Roe v. Wade, the Supreme Court decision that legalized terminating preborn children, isn’t an absolute among Americans - and as a poll shows, shouldn't be among politicians either.
Significant polls by organizations such as Gallup have showed as much as 70 percent of the American public support keeping the abortion ruling in place.
However, Denise Mackura with the Human Family Research Center tells OneNewsNow that the results were different when a Polling Company survey pointed out to people that if Roe v.

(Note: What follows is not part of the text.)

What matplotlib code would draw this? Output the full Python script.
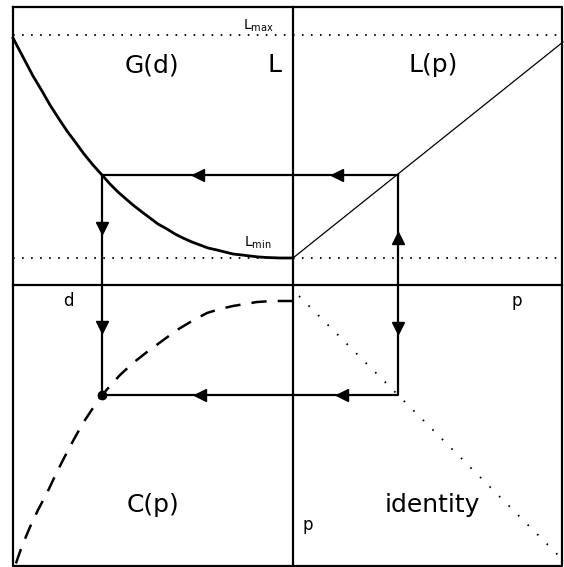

Wade is repealed, abortion wouldn’t disappear but would simply give states jurisdiction on the issue.
Taking into account the poll's small margin of error, it was nearly a 50-50 split.
“At the very least there was a plurality of people who were in support of getting rid of Roe,” Mackura says, “[They wanted] to seeing it overruled, which is directly contrary to the news that's out there, and particularly around the time of the Supreme Court nomination, we felt it was important for people to know that there's no massive support for Roe v. Wade.”
If indeed that's what America thinks, she says many politicians need to rethink their stance.
“What people have seen is fear among politicians to do anything about Roe v. Wade, to support candidates for office or to support Supreme Court nominees because they were afraid that the people would be against them,” she says.
The Center contends it may be time to reexamine Roe because of the confusion it has caused.
Of the 36 cases that have been brought before the U.S. Supreme Court, only three have reaffirmed the ruling.